Seattle City Council makes bike-share program official, with fees; Chinese company says goodbye

SEATTLE (AP) — Seattle city leaders have decided to expand a bike-share program that allows people to rent and leave a bike anywhere in the city.

The City Council on Monday unanimously passed legislation that makes permanent a one-year pilot program started last summer.

The Seattle Times report s under the legislation, the city plans to charge up to four bike-share companies $250,000 a year for a permit for about 5,000 bikes each.

The expected $1 million in annual revenue from the permit costs is slated for building parking corrals and for administrative costs.

Of the three vendors — Spin, LimeBike and Ofo — participating in the pilot program, only Limebike has said it will apply for the permit.

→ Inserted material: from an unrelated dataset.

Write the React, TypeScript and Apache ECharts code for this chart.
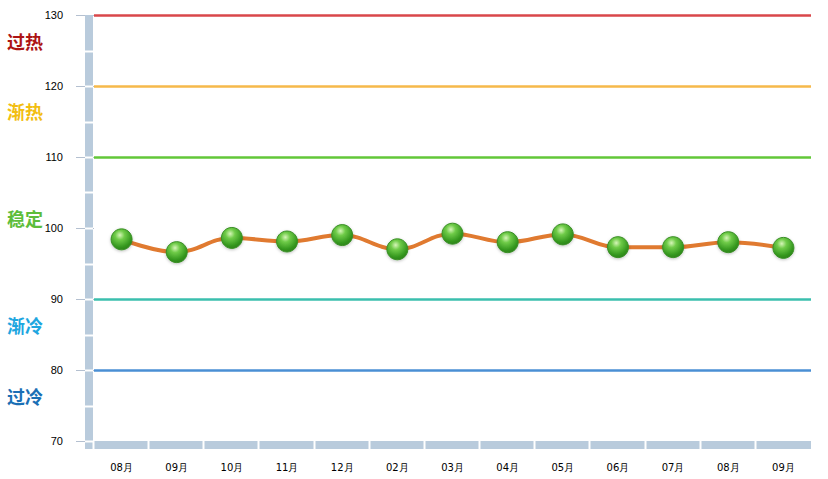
import React, { useEffect, useRef } from "react";
import * as echarts from "echarts";

const categories = ["08月", "09月", "10月", "11月", "12月", "02月", "03月", "04月", "05月", "06月", "07月", "08月", "09月"];
const values = [98.4, 96.6, 98.6, 98.1, 99.0, 97.0, 99.2, 98.0, 99.1, 97.3, 97.3, 98.0, 97.2];
const thresholdValues = [130, 120, 110, 90, 80];
const thresholdColors = ["#d9474a", "#f6b94a", "#62c738", "#3bbfae", "#4a8fd4"];
const zoneLabels = ["过热", "渐热", "稳定", "渐冷", "过冷"];
const zoneColors = ["#ad1414", "#f2be12", "#5dbd3a", "#1ea6df", "#1a6fb5"];
const zoneLabelY = [41, 111, 218, 325, 396];
const yMin = 70;
const yMax = 130;
const yStep = 10;

export default function App() {
  const ref = useRef<HTMLDivElement>(null);
  useEffect(() => {
    document.body.style.margin = "0";
    const chart = echarts.init(ref.current!, null, { renderer: "svg" });
    chart.setOption({
      animation: false,
      backgroundColor: "#ffffff",
      grid: { left: 94, right: 17, top: 15, bottom: 38 },
      xAxis: {
        type: "category",
        data: categories,
        boundaryGap: true,
        axisLine: { show: false },
        axisTick: { show: false },
        axisLabel: { margin: 21, fontSize: 10, color: "#000", fontFamily: "DejaVu Sans" },
        splitLine: { show: false },
      },
      yAxis: {
        type: "value",
        min: yMin,
        max: yMax,
        interval: yStep,
        axisLine: { show: false },
        axisTick: { show: true, length: 18, lineStyle: { color: "#b4c0d0", width: 1 } },
        axisLabel: { margin: 31, fontSize: 11, color: "#000", fontFamily: "Arial, Liberation Sans" },
        splitLine: { show: false },
      },
      series: [
        {
          type: "line",
          data: values,
          smooth: 0.4,
          z: 5,
          lineStyle: { color: "#e07a30", width: 4 },
          symbol: "circle",
          symbolSize: 21,
          itemStyle: {
            color: new echarts.graphic.RadialGradient(0.42, 0.3, 0.75, [
              { offset: 0, color: "#d6f5b8" },
              { offset: 0.3, color: "#6fcb48" },
              { offset: 0.75, color: "#35981f" },
              { offset: 1, color: "#2a7d18" },
            ]),
            borderColor: "#3a8f26",
            borderWidth: 1,
            shadowColor: "rgba(0,0,0,0.25)",
            shadowBlur: 3,
            shadowOffsetY: 1,
          },
          markLine: {
            silent: true,
            symbol: ["none", "none"],
            label: { show: false },
            z: 3,
            data: thresholdValues.map((v, i) => ({
              yAxis: v,
              lineStyle: { color: thresholdColors[i], width: 2.5, type: "solid" },
            })),
          },
        },
      ],
    });

    const px = (i: number) => chart.convertToPixel({ xAxisIndex: 0 }, i) as number;
    const py = (v: number) => chart.convertToPixel({ yAxisIndex: 0 }, v) as number;
    const bw = px(1) - px(0);
    const left = px(0) - bw / 2;
    const right = px(categories.length - 1) + bw / 2;
    const yTop = py(yMax);
    const yBot = py(yMin);
    const wallColor = "#b9cbdc";
    const elements: any[] = [];
    elements.push({
      type: "rect",
      z: 10,
      shape: { x: left - 9, y: yTop, width: 8, height: yBot - yTop + 8 },
      style: { fill: wallColor },
    });
    elements.push({
      type: "rect",
      z: 10,
      shape: { x: left - 9, y: yBot, width: right - left + 9, height: 8 },
      style: { fill: wallColor },
    });
    for (let v = yMax - yStep / 2; v >= yMin; v -= yStep / 2) {
      const y = Math.round(py(v)) + 0.5;
      elements.push({
        type: "line",
        z: 11,
        shape: { x1: left - 9, y1: y, x2: left - 1, y2: y },
        style: { stroke: "#ffffff", lineWidth: 2 },
      });
    }
    for (let k = 0; k < categories.length; k++) {
      const x = Math.round(left + k * bw) - 0.5;
      elements.push({
        type: "line",
        z: 11,
        shape: { x1: x, y1: yBot, x2: x, y2: yBot + 8 },
        style: { stroke: "#ffffff", lineWidth: 2 },
      });
    }
    zoneLabels.forEach((t, i) => {
      elements.push({
        type: "text",
        z: 12,
        x: 7,
        y: zoneLabelY[i],
        style: {
          text: t,
          fill: zoneColors[i],
          font: "bold 18px 'Noto Sans CJK SC'",
          verticalAlign: "middle",
          align: "left",
        },
      });
    });
    chart.setOption({ graphic: { elements } });

    return () => chart.dispose();
  }, []);
  return <div ref={ref} style={{ width: 828, height: 479 }} />;
}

Ofo, a Chinese company that is pulling out of several U.S. cities, said Monday it would leave Seattle while Spin hasn't responded to messages seeking comment.

"We appreciate the efforts of City Council and SDOT in crafting new requirements for dockless bikeshare in Seattle," Ofo said in a written statement. "The exorbitant fees that accompany these new regulations--the highest in the country--make it impossible for Ofo to operate and effectively serve our riders, and as a result, we will not be seeking a permit to continue operating in Seattle.

"We’re incredibly disappointed to be leaving the first U.S. city to welcome Ofo and thank the City for its partnership and support this last year.”

Supporters say the program adds transportation choices and reduces congestion. Critics have complained about the bikes blocking sidewalks.